DEBRA J. SAUNDERS: Backlash anyone? The partisan efforts to keep Trump off ballots
Updated January 3, 2024 - 5:59 pm
Editor’s note: Debra J. Saunders, the Review-Journal’s White House correspondent from 2017 to 2021, returns today as the newspaper’s Washington columnist. Her columns will appear two to three times weekly.
WASHINGTON
Former President Donald Trump’s legal battle with Maine Secretary of State Shenna Bellows fits a pattern that played through 2023. It’s complicated — and so in the weeds that it feeds the impression that state and local officials who pursue Trump have a partisan agenda and a tendency to overreach.
As four different prosecutors charged Trump with 91 crimes, Trump’s poll numbers among GOP primary voters have skyrocketed. Et tu, Maine?
On Dec. 28, Bellows struck Trump from Maine’s GOP primary ballot because, she wrote, he “engaged in insurrection as defined by Section Three of the Fourteenth Amendment” and therefore does not qualify for the office of the presidency.
Tuesday, Trump’s legal team fought back with an appeal, just days ahead of the Jan. 15 Iowa caucus. The brief argued that Bellows was “a biased decision maker who should have recused herself.” Trump, you see, only approves of bias that cuts his way.
In December, the Colorado Supreme Court issued a 4-3 decision to exclude Trump from Colorado’s primary ballot. Like Maine’s primary, Colorado’s election is held March 5.
Both Maine and Colorado have kept Trump’s name on their states’ ballots so Trump can appeal.
In terms of optics, however, the timing couldn’t be worse.
A number of legal scholars have questioned Bellows’ maneuver, although this is a matter with so little precedent it’s difficult to figure what the court will decide.
Bellows and all seven Colorado Supreme Court Justices are Democrats.
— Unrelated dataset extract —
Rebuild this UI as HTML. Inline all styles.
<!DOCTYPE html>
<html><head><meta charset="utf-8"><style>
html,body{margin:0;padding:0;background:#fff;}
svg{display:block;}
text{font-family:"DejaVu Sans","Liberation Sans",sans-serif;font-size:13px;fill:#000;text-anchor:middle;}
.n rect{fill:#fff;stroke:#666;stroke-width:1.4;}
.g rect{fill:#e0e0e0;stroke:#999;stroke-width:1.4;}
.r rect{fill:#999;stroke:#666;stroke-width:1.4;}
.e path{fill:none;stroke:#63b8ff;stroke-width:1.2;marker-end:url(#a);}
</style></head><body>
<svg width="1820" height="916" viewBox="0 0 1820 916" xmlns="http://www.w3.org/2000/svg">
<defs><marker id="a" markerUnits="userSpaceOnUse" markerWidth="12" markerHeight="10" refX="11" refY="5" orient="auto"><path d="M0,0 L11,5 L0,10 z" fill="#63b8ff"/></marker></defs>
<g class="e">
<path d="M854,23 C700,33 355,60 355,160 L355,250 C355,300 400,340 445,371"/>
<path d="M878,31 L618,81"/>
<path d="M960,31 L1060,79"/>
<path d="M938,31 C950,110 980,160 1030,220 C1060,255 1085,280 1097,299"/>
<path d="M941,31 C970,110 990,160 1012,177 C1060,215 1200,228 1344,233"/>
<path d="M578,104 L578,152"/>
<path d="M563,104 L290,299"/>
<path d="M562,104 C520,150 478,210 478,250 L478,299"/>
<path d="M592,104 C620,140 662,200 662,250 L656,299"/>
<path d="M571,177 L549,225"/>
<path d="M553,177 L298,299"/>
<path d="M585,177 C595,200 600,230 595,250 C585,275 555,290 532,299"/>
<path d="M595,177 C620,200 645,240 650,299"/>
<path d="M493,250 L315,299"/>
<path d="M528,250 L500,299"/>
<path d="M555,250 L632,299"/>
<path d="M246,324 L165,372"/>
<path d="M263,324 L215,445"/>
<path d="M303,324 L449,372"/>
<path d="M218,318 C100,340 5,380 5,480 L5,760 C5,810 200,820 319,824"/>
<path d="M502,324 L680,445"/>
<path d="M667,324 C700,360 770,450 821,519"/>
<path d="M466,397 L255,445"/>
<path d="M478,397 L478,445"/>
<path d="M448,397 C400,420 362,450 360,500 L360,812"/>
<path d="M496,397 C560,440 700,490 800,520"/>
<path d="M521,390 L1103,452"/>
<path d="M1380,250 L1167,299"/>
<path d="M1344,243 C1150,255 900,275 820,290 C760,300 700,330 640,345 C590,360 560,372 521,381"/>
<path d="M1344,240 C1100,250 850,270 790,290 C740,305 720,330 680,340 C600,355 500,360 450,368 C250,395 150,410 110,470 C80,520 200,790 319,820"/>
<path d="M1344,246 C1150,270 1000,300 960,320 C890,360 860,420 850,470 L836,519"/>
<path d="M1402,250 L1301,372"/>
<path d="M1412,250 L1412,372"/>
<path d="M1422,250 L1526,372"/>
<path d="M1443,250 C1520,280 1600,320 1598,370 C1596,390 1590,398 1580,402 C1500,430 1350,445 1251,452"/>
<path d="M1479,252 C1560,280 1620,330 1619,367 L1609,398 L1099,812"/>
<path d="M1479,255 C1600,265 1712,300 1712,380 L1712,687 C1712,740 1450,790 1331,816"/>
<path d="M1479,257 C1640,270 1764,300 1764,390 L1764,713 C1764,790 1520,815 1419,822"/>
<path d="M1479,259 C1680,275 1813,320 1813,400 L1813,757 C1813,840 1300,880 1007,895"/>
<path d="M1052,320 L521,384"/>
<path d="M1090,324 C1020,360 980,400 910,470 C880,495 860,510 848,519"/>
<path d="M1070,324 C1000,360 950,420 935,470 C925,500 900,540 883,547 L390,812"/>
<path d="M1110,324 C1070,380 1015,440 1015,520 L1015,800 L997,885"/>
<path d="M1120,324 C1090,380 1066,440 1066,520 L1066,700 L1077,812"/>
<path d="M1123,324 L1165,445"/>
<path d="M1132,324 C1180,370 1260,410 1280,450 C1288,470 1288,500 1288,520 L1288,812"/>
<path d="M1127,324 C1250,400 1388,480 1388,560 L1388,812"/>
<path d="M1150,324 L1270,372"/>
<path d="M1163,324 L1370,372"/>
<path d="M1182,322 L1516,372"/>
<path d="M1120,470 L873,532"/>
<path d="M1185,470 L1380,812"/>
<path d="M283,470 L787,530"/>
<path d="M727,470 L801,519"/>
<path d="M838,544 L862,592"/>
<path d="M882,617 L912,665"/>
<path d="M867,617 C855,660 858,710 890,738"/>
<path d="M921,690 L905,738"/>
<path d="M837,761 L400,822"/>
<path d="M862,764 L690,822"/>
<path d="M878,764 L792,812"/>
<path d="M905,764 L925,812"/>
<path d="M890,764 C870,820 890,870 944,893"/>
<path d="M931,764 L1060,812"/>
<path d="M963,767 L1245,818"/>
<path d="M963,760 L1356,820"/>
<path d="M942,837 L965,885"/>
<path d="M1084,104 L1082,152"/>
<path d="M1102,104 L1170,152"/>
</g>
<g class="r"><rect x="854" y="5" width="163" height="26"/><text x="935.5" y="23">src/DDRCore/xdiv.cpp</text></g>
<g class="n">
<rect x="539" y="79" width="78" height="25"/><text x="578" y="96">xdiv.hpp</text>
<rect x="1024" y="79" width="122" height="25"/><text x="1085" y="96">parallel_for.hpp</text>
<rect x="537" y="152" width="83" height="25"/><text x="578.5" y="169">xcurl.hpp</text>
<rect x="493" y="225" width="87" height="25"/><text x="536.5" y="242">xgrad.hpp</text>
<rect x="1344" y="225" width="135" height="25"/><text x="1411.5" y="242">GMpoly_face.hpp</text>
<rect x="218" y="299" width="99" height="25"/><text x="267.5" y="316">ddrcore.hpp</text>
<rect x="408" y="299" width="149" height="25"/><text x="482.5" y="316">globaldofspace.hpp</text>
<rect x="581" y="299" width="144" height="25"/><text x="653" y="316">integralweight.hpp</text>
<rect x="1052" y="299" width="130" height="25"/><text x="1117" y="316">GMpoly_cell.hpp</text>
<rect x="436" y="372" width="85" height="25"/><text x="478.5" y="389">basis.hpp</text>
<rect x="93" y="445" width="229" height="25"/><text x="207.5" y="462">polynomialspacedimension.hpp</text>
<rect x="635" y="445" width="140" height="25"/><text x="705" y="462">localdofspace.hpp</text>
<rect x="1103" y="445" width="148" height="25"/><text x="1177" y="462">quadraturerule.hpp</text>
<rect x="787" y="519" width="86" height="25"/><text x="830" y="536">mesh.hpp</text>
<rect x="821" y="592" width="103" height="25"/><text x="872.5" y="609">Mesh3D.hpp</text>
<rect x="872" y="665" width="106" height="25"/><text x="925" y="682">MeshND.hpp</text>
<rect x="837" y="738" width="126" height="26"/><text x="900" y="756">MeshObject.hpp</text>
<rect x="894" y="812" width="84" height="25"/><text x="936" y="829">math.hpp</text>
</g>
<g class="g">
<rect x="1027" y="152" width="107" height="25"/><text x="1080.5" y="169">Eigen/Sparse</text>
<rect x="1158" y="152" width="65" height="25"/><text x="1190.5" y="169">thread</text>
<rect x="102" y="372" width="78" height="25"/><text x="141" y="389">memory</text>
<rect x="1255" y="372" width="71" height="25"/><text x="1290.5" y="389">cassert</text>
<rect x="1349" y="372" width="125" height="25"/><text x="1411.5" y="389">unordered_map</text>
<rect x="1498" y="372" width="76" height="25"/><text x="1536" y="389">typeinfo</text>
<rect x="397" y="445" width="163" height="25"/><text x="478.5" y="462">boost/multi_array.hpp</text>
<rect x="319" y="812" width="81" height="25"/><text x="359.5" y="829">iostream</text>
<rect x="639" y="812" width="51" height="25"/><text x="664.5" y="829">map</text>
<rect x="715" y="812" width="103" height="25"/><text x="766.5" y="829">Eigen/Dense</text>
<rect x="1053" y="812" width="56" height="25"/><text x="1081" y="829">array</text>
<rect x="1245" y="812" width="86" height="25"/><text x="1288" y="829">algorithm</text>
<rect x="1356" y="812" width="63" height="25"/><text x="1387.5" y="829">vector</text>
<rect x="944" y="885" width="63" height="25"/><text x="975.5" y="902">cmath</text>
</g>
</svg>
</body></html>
In this era of hyper-partisanship, it’s a lot to ask possible Trump voters to trust actions that could have such an outsized role in a national election, based on a technicality that for many seemingly came out of nowhere.
As University of Virginia law professor Saikrishna Prakash offered, “It’s not a good look.”
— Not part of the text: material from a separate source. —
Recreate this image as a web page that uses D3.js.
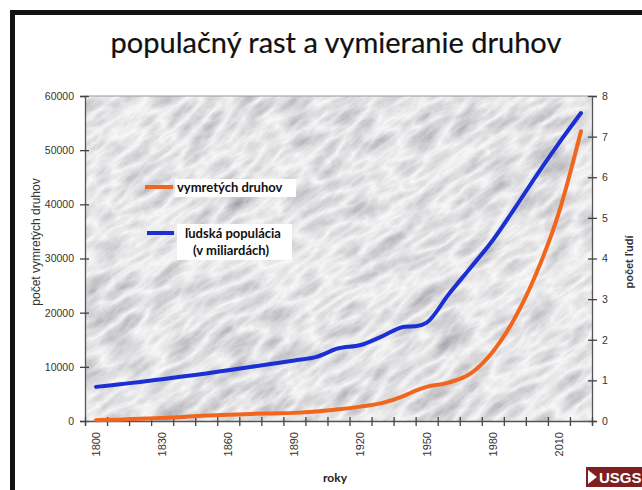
<!DOCTYPE html>
<meta charset="utf-8">
<title>populačný rast a vymieranie druhov</title>
<script src="https://d3js.org/d3.v7.min.js"></script>
<style>
  body { margin: 0; background: #fff; }
  svg { display: block; }
</style>
<body>
<svg id="chart" width="642" height="490"></svg>
</body>
<script>
    // data
    let years = [1800, 1810, 1820, 1830, 1840, 1850, 1860, 1870, 1880, 1890, 1900, 1910,
                 1920, 1930, 1940, 1945, 1950, 1960, 1970, 1980, 1990, 2000, 2010, 2020]
    let extinct = [150, 250, 400, 550, 750, 1000, 1150, 1300, 1400, 1500, 1750, 2150,
                   2650, 3350, 4700, 5600, 6300, 7100, 8800, 12800, 19000, 27500, 38500, 53500]
    let population = [0.84, 0.9, 0.96, 1.03, 1.1, 1.17, 1.25, 1.33, 1.41, 1.49, 1.58, 1.79,
                      1.87, 2.09, 2.32, 2.33, 2.42, 3.12, 3.78, 4.45, 5.24, 6.06, 6.84, 7.58]
    let yearLabels = [1800, 1830, 1860, 1890, 1920, 1950, 1980, 2010]
    let leftTicks = [0, 10000, 20000, 30000, 40000, 50000, 60000]
    let rightTicks = [0, 1, 2, 3, 4, 5, 6, 7, 8]

    let svg = d3.select("#chart")

    // slide frame
    svg.append("rect").attr("x", 10).attr("y", 10).attr("width", 640).attr("height", 5).attr("fill", "#111")
    svg.append("rect").attr("x", 10).attr("y", 10).attr("width", 5).attr("height", 490).attr("fill", "#111")

    svg.append("text")
        .attr("x", 336).attr("y", 53)
        .attr("text-anchor", "middle")
        .style("font-family", "Lato, 'Open Sans', sans-serif")
        .style("font-size", "29px")
        .attr("fill", "#111").attr("stroke", "#111").attr("stroke-width", 0.2)
        .text("populačný rast a vymieranie druhov")

    let plotL = 85, plotR = 592, plotT = 96, plotB = 421

    let x = d3.scaleLinear().domain([1795, 2025]).range([plotL, plotR])
    let yL = d3.scaleLinear().domain([0, 60000]).range([plotB, plotT])
    let yR = d3.scaleLinear().domain([0, 8]).range([plotB, plotT])

    // marble-ish background
    let defs = svg.append("defs")
    let f = defs.append("filter").attr("id", "marble")
        .attr("x", 0).attr("y", 0).attr("width", 1).attr("height", 1)
    f.append("feTurbulence").attr("type", "turbulence")
        .attr("baseFrequency", "0.022 0.06").attr("numOctaves", 5).attr("seed", 11)
    f.append("feColorMatrix").attr("type", "matrix")
        .attr("values", "-0.7 0 0 0 1  -0.7 0 0 0 1  -0.65 0 0 0 1  0 0 0 0 1")
    defs.append("clipPath").attr("id", "plotclip")
        .append("rect").attr("x", plotL).attr("y", plotT).attr("width", plotR - plotL).attr("height", plotB - plotT)

    let bg = svg.append("g").attr("clip-path", "url(#plotclip)")
    bg.append("rect").attr("x", plotL).attr("y", plotT).attr("width", plotR - plotL).attr("height", plotB - plotT)
        .attr("fill", "#e8e8ea")
    bg.append("rect")
        .attr("x", -200).attr("y", -200).attr("width", 1000).attr("height", 900)
        .attr("transform", "rotate(-35 338 258)")
        .attr("filter", "url(#marble)")
        .attr("opacity", 0.9)

    svg.append("line").attr("x1", plotL).attr("x2", plotR).attr("y1", plotT).attr("y2", plotT)
        .attr("stroke", "#9a9a9a")

    let tickFont = "Arial, 'Liberation Sans', sans-serif"

    // left axis
    let gl = svg.append("g").attr("transform", `translate(${plotL},0)`)
        .call(d3.axisLeft(yL).tickValues(leftTicks).tickSize(5).tickPadding(6).tickFormat(d3.format("d")))
    gl.selectAll(".tick line").attr("x1", 4)
    // right axis
    let gr = svg.append("g").attr("transform", `translate(${plotR},0)`)
        .call(d3.axisRight(yR).tickValues(rightTicks).tickSize(5).tickPadding(5))
    gr.selectAll(".tick line").attr("x1", -4)
    // bottom axis: tick marks between decades, labels every 30 years
    let gb = svg.append("g").attr("transform", `translate(0,${plotB})`)
        .call(d3.axisBottom(x).tickValues(d3.range(1795, 2026, 10)).tickSize(5).tickFormat(""))
    gb.selectAll(".tick line").attr("y1", -4)

    svg.selectAll(".domain").attr("stroke", "#555").attr("stroke-width", 1.3)
    svg.selectAll(".tick line").attr("stroke", "#444").attr("stroke-width", 1.3)
    svg.selectAll(".tick text").attr("fill", "#333")
        .style("font-family", tickFont).style("font-size", "10.5px")

    svg.append("g").selectAll("text").data(yearLabels).enter().append("text")
        .attr("transform", d => `translate(${x(d)},432) rotate(-90)`)
        .attr("dy", "0.35em")
        .attr("text-anchor", "end")
        .attr("fill", "#333")
        .style("font-family", tickFont).style("font-size", "11px")
        .text(d => d)

    // axis titles
    svg.append("text")
        .attr("transform", "translate(36,242) rotate(-90)")
        .attr("dy", "0.35em").attr("text-anchor", "middle")
        .attr("fill", "#333")
        .style("font-family", tickFont).style("font-size", "12px")
        .text("počet vymretých druhov")
    svg.append("text")
        .attr("transform", "translate(629,262) rotate(-90)")
        .attr("dy", "0.35em").attr("text-anchor", "middle")
        .attr("fill", "#333")
        .style("font-family", tickFont).style("font-size", "11px").style("font-weight", "bold")
        .text("počet ľudí")
    svg.append("text")
        .attr("x", 335).attr("y", 482)
        .attr("text-anchor", "middle")
        .attr("fill", "#222")
        .style("font-family", "Lato, 'Open Sans', sans-serif").style("font-size", "12px").style("font-weight", "bold")
        .text("roky")

    // lines
    let orange = "#f0661e", blue = "#1c2fd2"
    let lineL = d3.line().x((d, i) => x(years[i])).y(d => yL(d)).curve(d3.curveMonotoneX)
    let lineR = d3.line().x((d, i) => x(years[i])).y(d => yR(d)).curve(d3.curveMonotoneX)

    svg.append("path").datum(population)
        .attr("d", lineR)
        .attr("fill", "none").attr("stroke", blue).attr("stroke-width", 4)
        .attr("stroke-linecap", "round")
    svg.append("path").datum(extinct)
        .attr("d", lineL)
        .attr("fill", "none").attr("stroke", orange).attr("stroke-width", 4)
        .attr("stroke-linecap", "round")

    // legend
    let legendFont = "Lato, 'Open Sans', sans-serif"
    let lg = svg.append("g")
    lg.append("rect").attr("x", 175).attr("y", 179).attr("width", 121).attr("height", 18).attr("fill", "#fff")
    lg.append("rect").attr("x", 177).attr("y", 224).attr("width", 115).attr("height", 36).attr("fill", "#fff")
    lg.append("line").attr("x1", 145).attr("x2", 173).attr("y1", 187).attr("y2", 187)
        .attr("stroke", orange).attr("stroke-width", 4)
    lg.append("line").attr("x1", 147).attr("x2", 174).attr("y1", 233).attr("y2", 233)
        .attr("stroke", blue).attr("stroke-width", 4)
    lg.append("text").attr("x", 177).attr("y", 192)
        .style("font-family", legendFont).style("font-size", "13px").style("font-weight", "bold")
        .attr("fill", "#111")
        .text("vymretých druhov")
    lg.append("text").attr("x", 233).attr("y", 238).attr("text-anchor", "middle")
        .style("font-family", legendFont).style("font-size", "13px").style("font-weight", "bold")
        .attr("fill", "#111")
        .text("ľudská populácia")
    lg.append("text").attr("x", 231).attr("y", 255).attr("text-anchor", "middle")
        .style("font-family", legendFont).style("font-size", "13px").style("font-weight", "bold")
        .attr("fill", "#111")
        .text("(v miliardách)")

    // USGS logo, bottom right
    let logo = svg.append("g")
    logo.append("rect").attr("x", 586).attr("y", 467).attr("width", 56).attr("height", 20).attr("fill", "#7e1f22")
    logo.append("path").attr("d", "M588,470 L597,477 L588,484 Z").attr("fill", "#fff")
    logo.append("text").attr("x", 599).attr("y", 483)
        .style("font-family", "'Liberation Sans Narrow', Arial, sans-serif").style("font-size", "15px").style("font-weight", "bold")
        .attr("fill", "#fff")
        .text("USGS")
</script>
</html>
Shouldn’t voters decide who wins the Maine and Colorado primaries?
It’s one thing for the courts or an election official to block a candidate who doesn’t meet objective criteria — say, he is not registered to vote, or she is not at least 18 years old.
It’s another to watch Bellows, who is not a lawyer, go where no court has gone before by relying on her idea of what qualifies as “insurrection” or “engaging” in an insurrection.
“I am mindful that no Secretary of State has ever deprived a presidential candidate of ballot access based on Section Three of the Fourteenth Amendment,” she added. “I am also mindful, however, that no presidential candidate has ever before engaged in insurrection.”
No criminal charges have been filed against Trump for insurrection in connection with the Jan. 6, 2021, attack on the Capitol, and hence there has been no trial — which could make Trump, Prakash quipped, a “non-adjudicated insurrectionist.”
Savvy Democrats fear a backlash.
California Gov. Gavin Newsom reacted to the Colorado court’s action with this statement: “There is no doubt that Donald Trump is a threat to our liberties and even to our democracy. But in California, we defeat candidates at the polls.”
The Maine and Colorado actions appeared destined to end up before the U.S. Supreme Court, which has the authority and expertise to craft a ruling on this narrow issue. Sure enough, the Trump campaign on Wednesday filed an appeal with the high court against the Colorado decision.
Whatever the court rules, one side of the partisan divide will be angry. But at least the result won’t be the work of amateurs.